▸ GOAL OF THE EXERCISE:
Look at the data below and print exactly the lines from its first line through the line with "0.0119, 2.4e-4, null];"; the pictures stay out of the copy.
====== DATA SECTION ======
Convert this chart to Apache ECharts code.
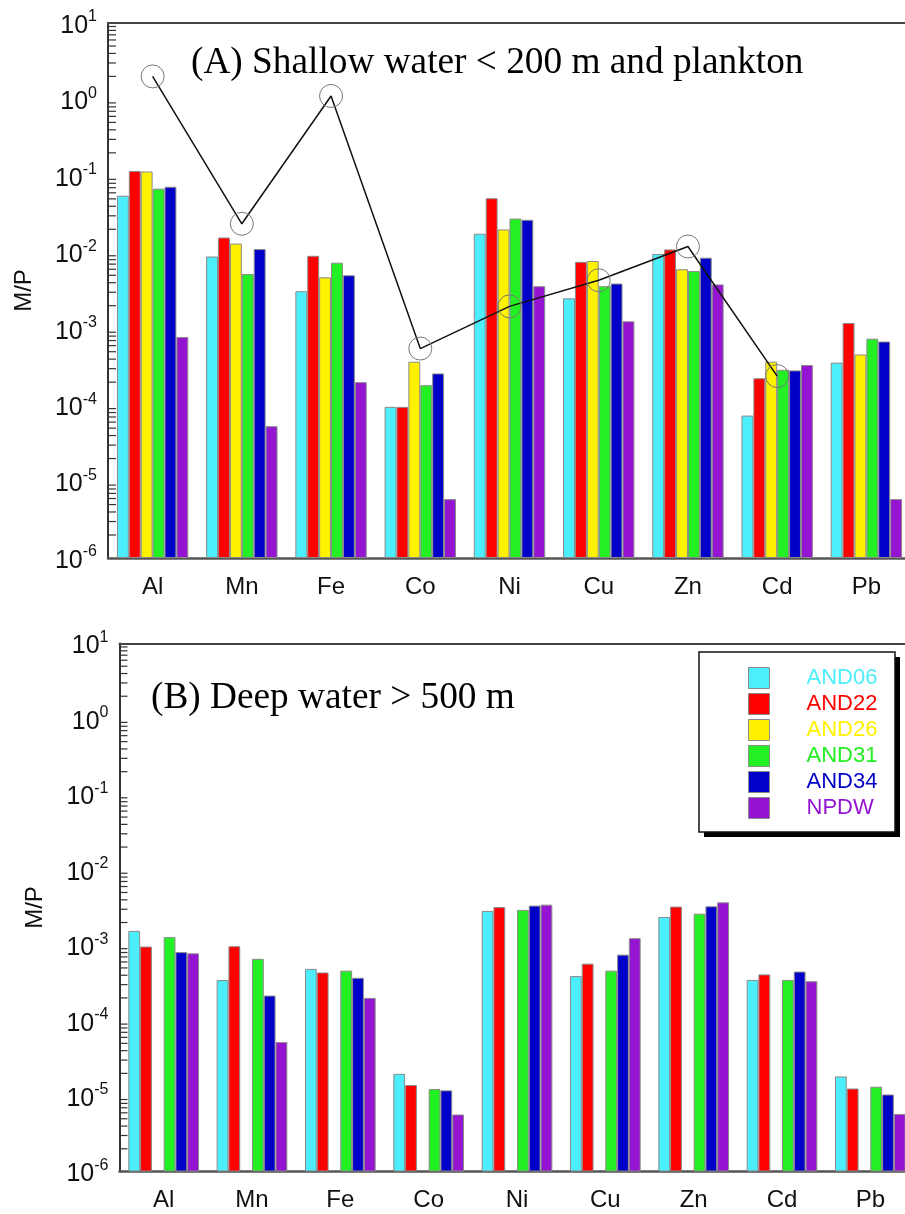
<!DOCTYPE html>
<html>
<head>
<meta charset="utf-8">
<script src="https://cdn.jsdelivr.net/npm/echarts@6/dist/echarts.min.js"></script>
<style>
  html, body { margin: 0; padding: 0; background: #fff; overflow: hidden; }
  #chart { width: 920px; height: 1214px; }
</style>
</head>
<body>
<div id="chart"></div>
<script>
var elements = ['Al', 'Mn', 'Fe', 'Co', 'Ni', 'Cu', 'Zn', 'Cd', 'Pb'];
var stations = ['AND06', 'AND22', 'AND26', 'AND31', 'AND34', 'NPDW'];
var colors = ['#4DEEFB', '#FF0000', '#FFF200', '#22F022', '#0000C8', '#9514D2'];

// (A) shallow water < 200 m
var shallowAND06 = [0.055, 0.0088, 0.0031, 9.5e-5, 0.0175, 0.0025, 0.0095, 7.3e-5, 3.6e-4];
var shallowAND22 = [0.116, 0.0156, 0.009, 9.5e-5, 0.051, 0.0075, 0.0109, 2.25e-4, 1.19e-3];
var shallowAND26 = [0.114, 0.013, 0.0047, 3.7e-4, 0.0199, 0.0077, 0.006, 3.7e-4, 4.6e-4];
var shallowAND31 = [0.068, 0.0052, 0.0073, 1.82e-4, 0.0276, 0.0036, 0.0057, 2.9e-4, 7.4e-4];
var shallowAND34 = [0.072, 0.011, 0.005, 2.6e-4, 0.0266, 0.0039, 0.0085, 2.85e-4, 6.8e-4];
var shallowNPDW = [7.8e-4, 5.3e-5, 2.0e-4, 5.9e-6, 3.6e-3, 1.25e-3, 3.8e-3, 3.35e-4, 5.9e-6];
var plankton = [2.0, 0.0236, 1.11, 5.5e-4, 1.96e-3, 4.3e-3, 0.0119, 2.4e-4, null];

// (B) deep water > 500 m
var deepAND06 = [1.55e-3, 3.45e-4, 4.85e-4, 1.97e-5, 2.85e-3, 3.9e-4, 2.37e-3, 3.47e-4, 1.82e-5];
var deepAND22 = [9.6e-4, 9.7e-4, 4.35e-4, 1.4e-5, 3.2e-3, 5.7e-4, 3.25e-3, 4.1e-4, 1.26e-5];
var deepAND26 = [null, null, null, null, null, null, null, null, null];
var deepAND31 = [1.28e-3, 6.6e-4, 4.6e-4, 1.24e-5, 2.94e-3, 4.6e-4, 2.62e-3, 3.47e-4, 1.33e-5];
var deepAND34 = [8.1e-4, 2.15e-4, 3.7e-4, 1.19e-5, 3.35e-3, 7.5e-4, 3.28e-3, 4.47e-4, 1.05e-5];
var deepNPDW = [7.8e-4, 5.2e-5, 2.0e-4, 5.7e-6, 3.45e-3, 1.24e-3, 3.7e-3, 3.33e-4, 5.8e-6];

// minor ticks of the log axis (2..9 per decade)
var decades = [1e-6, 1e-5, 1e-4, 1e-3, 1e-2, 1e-1, 1];
var minorSteps = [2, 3, 4, 5, 6, 7, 8, 9];

var shallow = [shallowAND06, shallowAND22, shallowAND26, shallowAND31, shallowAND34, shallowNPDW];
var deep = [deepAND06, deepAND22, deepAND26, deepAND31, deepAND34, deepNPDW];

var sans = 'Liberation Sans, Arial, sans-serif';
var serif = 'Liberation Serif, Times New Roman, serif';
var axisColor = '#333';

var minorValues = [];
decades.forEach(function (d) {
    minorSteps.forEach(function (m) { minorValues.push([0, d * m]); });
});

// the plot frames run past the right edge of the picture (it is cropped there)
var grids = [
    { left: 108, top: 23, width: 803, height: 535 },
    { left: 119.5, top: 643.5, width: 795, height: 528 }
];

var xAxes = [];
var yAxes = [];
grids.forEach(function (g, gi) {
    // bottom, boundary ticks + labels
    xAxes.push({
        type: 'category', gridIndex: gi, data: elements, position: 'bottom',
        axisLine: { lineStyle: { color: '#555', width: 2.5 } },
        axisTick: { inside: true, length: 15, interval: 0, lineStyle: { color: axisColor, width: 1.5 } },
        axisLabel: { fontFamily: sans, fontSize: 24, color: '#111', margin: 17, interval: 0 }
    });
    // bottom, center ticks
    xAxes.push({
        type: 'category', gridIndex: gi, data: elements, position: 'bottom',
        axisLine: { show: false },
        axisTick: { inside: true, length: 8, alignWithLabel: true, interval: 0, lineStyle: { color: axisColor, width: 1.5 } },
        axisLabel: { show: false }
    });
    // top, boundary ticks
    xAxes.push({
        type: 'category', gridIndex: gi, data: elements, position: 'top',
        axisLine: { lineStyle: { color: '#444', width: 2 } },
        axisTick: { inside: true, length: 14, interval: 0, lineStyle: { color: axisColor, width: 1.5 } },
        axisLabel: { show: false }
    });
    // top, center ticks
    xAxes.push({
        type: 'category', gridIndex: gi, data: elements, position: 'top',
        axisLine: { show: false },
        axisTick: { inside: true, length: 7, alignWithLabel: true, interval: 0, lineStyle: { color: axisColor, width: 1.5 } },
        axisLabel: { show: false }
    });
    yAxes.push({
        type: 'log', logBase: 10, gridIndex: gi, min: 1e-6, max: 10, startValue: 1e-6, position: 'left',
        name: 'M/P', nameLocation: 'middle', nameGap: 72,
        nameTextStyle: { fontFamily: sans, fontSize: 24, color: '#111' },
        axisLine: { show: true, lineStyle: { color: axisColor, width: 2 } },
        axisTick: { inside: true, length: 15, lineStyle: { color: axisColor, width: 1.5 } },
        splitLine: { show: false },
        axisLabel: {
            margin: 11,
            padding: [6, 0, 0, 0],
            formatter: function (v) {
                return '{b|10}{s|' + Math.round(Math.log10(v)) + '}';
            },
            rich: {
                b: { fontFamily: sans, fontSize: 25, color: '#111', lineHeight: 34 },
                s: { fontFamily: sans, fontSize: 16, color: '#111', lineHeight: 14, verticalAlign: 'top' }
            }
        }
    });
    yAxes.push({
        type: 'log', logBase: 10, gridIndex: gi, min: 1e-6, max: 10, startValue: 1e-6, position: 'right',
        axisLine: { show: true, lineStyle: { color: axisColor, width: 2 } },
        axisTick: { inside: true, length: 15, lineStyle: { color: axisColor, width: 1.5 } },
        splitLine: { show: false },
        axisLabel: { show: false }
    });
});

var series = [];
[shallow, deep].forEach(function (set, gi) {
    set.forEach(function (vals, si) {
        series.push({
            name: stations[si], type: 'bar',
            xAxisIndex: gi * 4, yAxisIndex: gi * 2,
            data: vals,
            barGap: '0%', barCategoryGap: '20%',
            itemStyle: { color: colors[si], borderColor: '#8a8a8a', borderWidth: 1 },
            silent: true
        });
    });
    series.push({
        type: 'custom', xAxisIndex: gi * 4, yAxisIndex: gi * 2,
        data: minorValues, silent: true, z: 5,
        renderItem: function (params, api) {
            var p = api.coord([api.value(0), api.value(1)]);
            var band = api.size([1, 0])[0];
            var x0 = p[0] - band / 2;
            return {
                type: 'line',
                shape: { x1: x0, y1: p[1], x2: x0 + 8, y2: p[1] },
                style: { stroke: axisColor, lineWidth: 1.2 }
            };
        }
    });
});
series.push({
    name: 'plankton', type: 'line',
    xAxisIndex: 0, yAxisIndex: 0,
    data: plankton,
    symbol: 'circle', symbolSize: 23,
    lineStyle: { color: '#111', width: 1.5 },
    itemStyle: { color: 'rgba(0,0,0,0)', borderColor: '#777', borderWidth: 1 },
    z: 10, silent: true
});

var chart = echarts.init(document.getElementById('chart'));
chart.setOption({
    animation: false,
    backgroundColor: '#fff',
    grid: grids,
    xAxis: xAxes,
    yAxis: yAxes,
    legend: {
        data: stations.map(function (s, i) {
            return { name: s, textStyle: { color: colors[i] } };
        }),
        orient: 'vertical', left: 699, top: 652, z: 30,
        icon: 'rect', itemWidth: 21, itemHeight: 21, itemGap: 4,
        padding: [15, 14, 15, 49],
        itemStyle: { borderColor: '#8a8a8a', borderWidth: 1 },
        textStyle: { fontFamily: sans, fontSize: 22, lineHeight: 21, padding: [0, 0, 0, 32] },
        selectedMode: false
    },
    graphic: [
        { type: 'text', left: 191, top: 45, z: 20,
          style: { text: '(A) Shallow water < 200 m and plankton', font: '37.3px ' + serif, fill: '#000' } },
        { type: 'text', left: 151, top: 680, z: 20,
          style: { text: '(B) Deep water > 500 m', font: '37.3px ' + serif, fill: '#000' } },
        // legend frame with drop shadow
        { type: 'rect', z: 25, shape: { x: 704, y: 657, width: 196, height: 180 },
          style: { fill: '#000' } },
        { type: 'rect', z: 26, shape: { x: 699, y: 652, width: 196, height: 180 },
          style: { fill: '#fff', stroke: '#111', lineWidth: 1.5 } }
    ],
    series: series
});
</script>
</body>
</html>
======
▸ WRITTEN RESPONSE:
Convert this chart to Apache ECharts code.
<!DOCTYPE html>
<html>
<head>
<meta charset="utf-8">
<script src="https://cdn.jsdelivr.net/npm/echarts@6/dist/echarts.min.js"></script>
<style>
  html, body { margin: 0; padding: 0; background: #fff; overflow: hidden; }
  #chart { width: 920px; height: 1214px; }
</style>
</head>
<body>
<div id="chart"></div>
<script>
var elements = ['Al', 'Mn', 'Fe', 'Co', 'Ni', 'Cu', 'Zn', 'Cd', 'Pb'];
var stations = ['AND06', 'AND22', 'AND26', 'AND31', 'AND34', 'NPDW'];
var colors = ['#4DEEFB', '#FF0000', '#FFF200', '#22F022', '#0000C8', '#9514D2'];

// (A) shallow water < 200 m
var shallowAND06 = [0.055, 0.0088, 0.0031, 9.5e-5, 0.0175, 0.0025, 0.0095, 7.3e-5, 3.6e-4];
var shallowAND22 = [0.116, 0.0156, 0.009, 9.5e-5, 0.051, 0.0075, 0.0109, 2.25e-4, 1.19e-3];
var shallowAND26 = [0.114, 0.013, 0.0047, 3.7e-4, 0.0199, 0.0077, 0.006, 3.7e-4, 4.6e-4];
var shallowAND31 = [0.068, 0.0052, 0.0073, 1.82e-4, 0.0276, 0.0036, 0.0057, 2.9e-4, 7.4e-4];
var shallowAND34 = [0.072, 0.011, 0.005, 2.6e-4, 0.0266, 0.0039, 0.0085, 2.85e-4, 6.8e-4];
var shallowNPDW = [7.8e-4, 5.3e-5, 2.0e-4, 5.9e-6, 3.6e-3, 1.25e-3, 3.8e-3, 3.35e-4, 5.9e-6];
var plankton = [2.0, 0.0236, 1.11, 5.5e-4, 1.96e-3, 4.3e-3, 0.0119, 2.4e-4, null];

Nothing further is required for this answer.